本編は、寄席でよく掛けている噺。この日の下げはオリジナル、鮑の丹下段平。師匠の同級生たち大先輩世代を意識したものだろう。
 
金原亭馬久「臆病源兵衛」
馬久さんは久々に拝見。ちょっと、ふくよかになられた印象。やはり、幸せ太りなのでしょう。相変わらず、良い声だ。
まずは、前の馬治師匠の一席を受けて、鮑のしで甚兵衛さんが50銭を借りに行くお向かいの家の山田さんの子孫に会ったことがあるという話。この噺を掛けていた志ん生師は、お向かいに住んでいて仲の良かった医者の山田さんをこの落語に登場させていた。なので、古今亭の皆さんは、鮑のしではお向かいさんを山田さんという設定にされている。古今亭一門が、志ん生師の噺を大切にされている証しでもある。そのモデルとなった実在の山田さんの子孫の方に、馬久さんは会ったことがあるそうなのだ。
本編は、臆病者の描写が肝の噺。真面目に極端に怯える様子は、理屈抜きに面白い。臆病さと好色さが見事に吹っ切れている源兵衛。馬久さんの十八番だろう一席。
 
仲入り
 
金原亭馬久「富士詣り」
マクラから山岳信仰の話、昔は大山や富士山へ講という集団を作って、山頂へ参詣する登山が盛んだった。そんな話から、馬久さん自身の富士登山の経験談。一生に一度は富士山に登るべきと言われているが、その富士登山の感想としては、富士山は一生に一度行けば充分、というもの。相当に辛かったようだ。

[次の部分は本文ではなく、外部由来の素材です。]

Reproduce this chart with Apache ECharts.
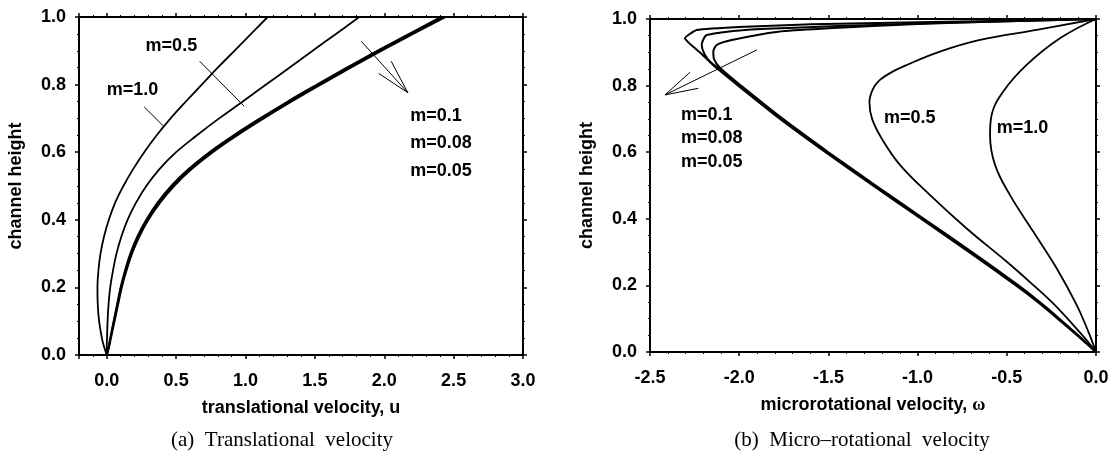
<!DOCTYPE html>
<html style="height: 100%">
<head>
<meta charset="UTF-8">
</head>
<body style="height: 100%; margin: 0; background: #fff">
<div id="container" style="width: 1116px; height: 457px"></div>
<script type="text/javascript" src="https://cdn.jsdelivr.net/npm/echarts@6.0.0/dist/echarts.min.js"></script>
<script type="text/javascript">
var myChart = echarts.init(document.getElementById('container'));

// (a) translational velocity u, sampled at channel heights
var heightsA = [0, 0.025, 0.05, 0.1, 0.15, 0.2, 0.25, 0.3, 0.35, 0.4, 0.45, 0.5, 0.55, 0.6, 0.65, 0.7, 0.75, 0.8, 0.85, 0.9, 0.95, 1.0];
var uM10  = [0, -0.02, -0.035, -0.055, -0.065, -0.067, -0.06, -0.045, -0.02, 0.015, 0.06, 0.12, 0.19, 0.27, 0.36, 0.46, 0.57, 0.685, 0.8, 0.92, 1.04, 1.16];
var uM05  = [0, 0, 0.002, 0.006, 0.013, 0.025, 0.045, 0.07, 0.105, 0.15, 0.21, 0.285, 0.38, 0.5, 0.65, 0.81, 0.98, 1.148, 1.316, 1.484, 1.652, 1.82];
var uM01  = [0, 0.014, 0.025, 0.05, 0.075, 0.1, 0.132, 0.17, 0.22, 0.285, 0.365, 0.465, 0.59, 0.74, 0.915, 1.105, 1.305, 1.515, 1.73, 1.95, 2.18, 2.41];
var uM008 = [0, 0.015, 0.027, 0.052, 0.078, 0.104, 0.137, 0.176, 0.227, 0.293, 0.374, 0.475, 0.601, 0.752, 0.928, 1.118, 1.318, 1.528, 1.743, 1.963, 2.193, 2.425];
var uM005 = [0, 0.017, 0.03, 0.056, 0.082, 0.108, 0.142, 0.182, 0.234, 0.3, 0.383, 0.485, 0.612, 0.764, 0.94, 1.131, 1.332, 1.542, 1.758, 1.978, 2.208, 2.44];

// (b) micro-rotational velocity w and channel height
var wM10 = [0, -0.043, -0.108, -0.22, -0.351, -0.482, -0.566, -0.594, -0.585, -0.52, -0.389, -0.202, 0];
var hM10 = [0, 0.061, 0.141, 0.251, 0.361, 0.471, 0.562, 0.652, 0.712, 0.782, 0.862, 0.942, 1.0];
var wM05 = [0, -0.06, -0.127, -0.25, -0.37, -0.5, -0.725, -0.93, -1.099, -1.2, -1.255, -1.27, -1.25, -1.211, -1.14, -1.061, -0.875, -0.65, -0.333, 0];
var hM05 = [0, 0.04, 0.081, 0.151, 0.21, 0.271, 0.371, 0.471, 0.562, 0.64, 0.70, 0.75, 0.79, 0.817, 0.842, 0.862, 0.902, 0.937, 0.967, 1.0];
var wM01 = [0, -0.1, -0.205, -0.315, -0.435, -0.695, -0.965, -1.235, -1.5, -1.755, -1.99, -2.105, -2.14, -2.145, -2.126, -2.042, -1.781, -1.5, -1.0, -0.5, 0];
var hM01 = [0, 0.05, 0.1, 0.15, 0.2, 0.3, 0.4, 0.5, 0.6, 0.7, 0.8, 0.852, 0.878, 0.902, 0.922, 0.937, 0.962, 0.972, 0.985, 0.993, 1.0];
var wM008 = [0, -0.103, -0.21, -0.321, -0.442, -0.703, -0.973, -1.243, -1.508, -1.763, -1.998, -2.115, -2.16, -2.195, -2.21, -2.2, -2.182, -1.967, -1.687, -1.2, -0.6, 0];
var hM008 = [0, 0.05, 0.1, 0.15, 0.2, 0.3, 0.4, 0.5, 0.6, 0.7, 0.8, 0.852, 0.87, 0.895, 0.922, 0.94, 0.952, 0.967, 0.974, 0.983, 0.992, 1.0];
var wM005 = [0, -0.106, -0.215, -0.327, -0.449, -0.711, -0.981, -1.251, -1.516, -1.771, -2.006, -2.125, -2.215, -2.304, -2.238, -1.967, -1.594, -1.0, -0.5, 0];
var hM005 = [0, 0.05, 0.1, 0.15, 0.2, 0.3, 0.4, 0.5, 0.6, 0.7, 0.8, 0.852, 0.897, 0.942, 0.967, 0.977, 0.984, 0.99, 0.995, 1.0];

// annotation lines (data units)
var arrowShaftA = [[1.835, 0.928], [2.17, 0.776]];
var arrowHeadA  = [[2.05, 0.869], [2.17, 0.776], [1.96, 0.833]];
var leaderA05   = [[0.67, 0.869], [0.99, 0.736]];
var leaderA10   = [[0.27, 0.734], [0.41, 0.677]];
var arrowShaftB = [[-1.902, 0.907], [-2.416, 0.772]];
var arrowHeadB  = [[-2.276, 0.84], [-2.416, 0.772], [-2.229, 0.792]];

var labelsA = [
    { name: 'm=0.5', value: [0.28, 0.913] },
    { name: 'm=1.0', value: [0.0, 0.783] },
    { name: 'm=0.1', value: [2.187, 0.707] },
    { name: 'm=0.08', value: [2.187, 0.626] },
    { name: 'm=0.05', value: [2.187, 0.544] }
];
var labelsB = [
    { name: 'm=0.1', value: [-2.326, 0.712] },
    { name: 'm=0.08', value: [-2.326, 0.642] },
    { name: 'm=0.05', value: [-2.326, 0.571] },
    { name: 'm=0.5', value: [-1.188, 0.702] },
    { name: 'm=1.0', value: [-0.557, 0.672] }
];

var sans = 'Liberation Sans';

function zip(xs, ys) {
    return xs.map(function (x, i) { return [x, ys[i]]; });
}

function curve(data, axis, width, smooth) {
    return {
        type: 'line', xAxisIndex: axis, yAxisIndex: axis,
        data: data, symbol: 'none', smooth: smooth, silent: true,
        lineStyle: { color: '#000', width: width }
    };
}

function labels(data, axis) {
    return {
        type: 'scatter', xAxisIndex: axis, yAxisIndex: axis,
        data: data, symbolSize: 0, silent: true,
        label: {
            show: true, position: 'right', distance: 0, opacity: 1,
            formatter: '{b}', color: '#000', textBorderWidth: 0,
            fontFamily: sans, fontWeight: 'bold', fontSize: 18
        }
    };
}

function fmt(v) {
    return v < -0.2 + 1e-6 && v > -0.2 - 1e-6 ? '' : v.toFixed(1);
}

function xAx(grid, min, max, top, name) {
    return {
        type: 'value', gridIndex: grid, position: top ? 'top' : 'bottom',
        min: min, max: max, interval: min === -2.5 ? 0.5 : undefined,
        name: top ? '' : name, nameLocation: 'middle', nameGap: 44,
        nameTextStyle: { fontFamily: sans, fontWeight: 'bold', fontSize: 18, color: '#000',
            rich: { w: { fontFamily: 'Liberation Serif', fontSize: 18, color: '#000' } } },
        splitLine: { show: false },
        axisLine: { show: true, onZero: false, lineStyle: { color: '#000', width: 2 } },
        axisTick: { show: true, length: 4, lineStyle: { color: '#000', width: 1.5 } },
        minorTick: { show: true, splitNumber: 5, length: 2, lineStyle: { color: '#000' } },
        axisLabel: { show: !top, margin: 17, formatter: fmt, color: '#000',
            fontFamily: sans, fontWeight: 'bold', fontSize: 18 }
    };
}

function yAx(grid, right, name) {
    return {
        type: 'value', gridIndex: grid, position: right ? 'right' : 'left',
        min: 0, max: 1, interval: 0.2,
        name: right ? '' : name, nameLocation: 'middle', nameGap: 54,
        nameTextStyle: { fontFamily: sans, fontWeight: 'bold', fontSize: 18, color: '#000' },
        splitLine: { show: false },
        axisLine: { show: true, onZero: false, lineStyle: { color: '#000', width: 2 } },
        axisTick: { show: true, length: 4, lineStyle: { color: '#000', width: 1.5 } },
        minorTick: { show: true, splitNumber: 4, length: 2, lineStyle: { color: '#000' } },
        axisLabel: { show: !right, margin: 13, formatter: function (v) { return v.toFixed(1); },
            color: '#000', fontFamily: sans, fontWeight: 'bold', fontSize: 18 }
    };
}

var option = {
    backgroundColor: '#fff',
    animation: false,
    grid: [
        { left: 79, top: 17, width: 444, height: 338 },
        { left: 650, top: 19, width: 446, height: 333 }
    ],
    xAxis: [
        xAx(0, -0.2, 3.0, false, 'translational velocity, u'),
        xAx(0, -0.2, 3.0, true),
        xAx(1, -2.5, 0, false, 'microrotational velocity, {w|ω}'),
        xAx(1, -2.5, 0, true)
    ],
    yAxis: [
        yAx(0, false, 'channel height'),
        yAx(0, true),
        yAx(1, false, 'channel height'),
        yAx(1, true)
    ],
    graphic: [
        { type: 'text', x: 282, y: 440, style: { text: '(a)  Translational  velocity', textAlign: 'center', textVerticalAlign: 'middle', font: '21px "Liberation Serif"', fill: '#000' } },
        { type: 'text', x: 862, y: 440, style: { text: '(b)  Micro\u2013rotational  velocity', textAlign: 'center', textVerticalAlign: 'middle', font: '21px "Liberation Serif"', fill: '#000' } }
    ],
    series: [
        curve(zip(uM10, heightsA), 0, 1.8, 0.4),
        curve(zip(uM05, heightsA), 0, 1.8, 0.4),
        curve(zip(uM01, heightsA), 0, 2, 0.4),
        curve(zip(uM008, heightsA), 0, 2, 0.4),
        curve(zip(uM005, heightsA), 0, 2, 0.4),
        curve(arrowShaftA, 0, 1, false),
        curve(arrowHeadA, 0, 1, false),
        curve(leaderA05, 0, 1, false),
        curve(leaderA10, 0, 1, false),
        labels(labelsA, 0),

        curve(zip(wM10, hM10), 2, 1.8, 0.4),
        curve(zip(wM05, hM05), 2, 1.8, 0.4),
        curve(zip(wM01, hM01), 2, 2, 0.25),
        curve(zip(wM008, hM008), 2, 2, 0.25),
        curve(zip(wM005, hM005), 2, 2, 0.15),
        curve(arrowShaftB, 2, 1, false),
        curve(arrowHeadB, 2, 1, false),
        labels(labelsB, 2)
    ]
};
option && myChart.setOption(option);
</script>
</body>
</html>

マクラの話から、山岳信仰の噺だろうと思っていたが、大山詣りではなく、富士詣りの方だった。昨今の寄席ではあまり聴くことがない、珍しい噺。馬久さんは、珍しい噺に挑戦するのが好きなようだ。
噺の舞台は、七月一日の富士山の山開きに登山して頂上の富士権現に参詣する富士講の道中。天候の急変に、慌てる参加者たちが大騒動。災難から逃れるために、先達と参加者たちが、五戒を破ったことを懺悔する問答を繰り返す。この懺悔が馬鹿馬鹿しくて笑わせてくれる。噺が進むと、登山自体が関係なくなってくる。その辺りもちょっと不思議な噺を、きっちり好演した馬久さん。
 
金原亭馬治「景清」
トリの出番は、久々に聴く馬治師匠の十八番の一席で締める。以前はよく掛けていたが、最近はご無沙汰していた演目。
久しぶりに聴いた印象は、落語の演目らしさが強くなった感じがした。以前のような熱演というより、この日は、全体に力が抜けているというか、淡々と語っていた感じ。なので、登場人物の定次郎や支援者の旦那が、どこかマイルドで長閑な印象、まさに落語世界の住民という香りが漂うものだった。久々に掛けたということは、時間を置いて熟成させていたということ。これが、噺に良い効果をもたらしたのかもしれない。